The job pays $12.49 an hour, and Bob, in his mid-60s, is semi-retired. For him, the freeze is both a financial and emotional hit. Bob first went to the park with his wife on Memorial Day and fell in love with the spot after hearing about its history. Then and there, he resolved to give future visitors that same experience. He volunteered as a ranger for three years before becoming a paid ranger this last one.
“The people who do this don’t go out and read a script,” he said. “It is a labor of love. No one who wears that park service uniform does it for the money.”
A spokesman with the National Park Service said they were still looking for guidance as to whether their 10,000 seasonal park rangers could be rehired when the crowds begin to swell in the summer.

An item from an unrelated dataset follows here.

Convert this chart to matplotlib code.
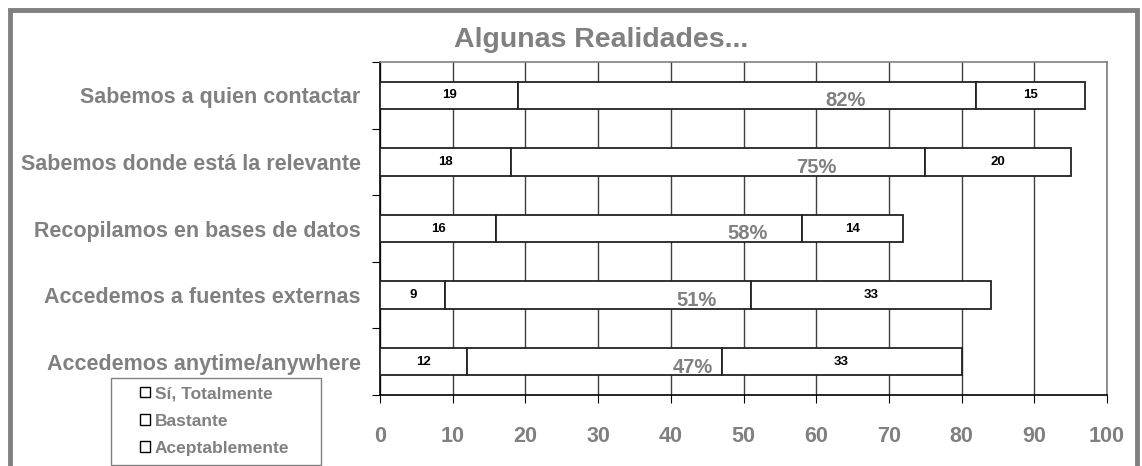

“I don’t know what I’m going to do after May 1,” Bob said. “I want to work and continue contributing. But we don’t know what’s going to happen and that’s as bad as anything else. It has created a huge upheaval for 10,000 families.”
At the heart of a federal hiring freeze is a belief that the government is in need of shrinking. But when it shrinks, it’s not just federal employees who are affected but also those people dependent on government workers, functions and agencies.
“Everyone is hurting for positions now, and they’re going to hurt even more,” said J. David Cox, the president of the American Federation of Government Employees, which represents 670,000 workers. “The real person who’s going to feel the pain is the person who waits longer to get their social security benefits, the veteran who waits longer to have a claim adjudicated, and someone with a safety problem at their workplace.”
In her daycare job, Barlow looks after the children of federal workers in her building, many of whom told her they’re concerned about their workloads now that open positions won’t be filled. One employee told her they were expecting to hire more than two dozen employees in the department Barlow was hoping to join. They don’t expect that will be happening now.
“It’s heartbreaking, and I don’t understand what the endgame is for Donald Trump,” she said. “It’s really frustrating to walk into a building and know there are empty desks upstairs.”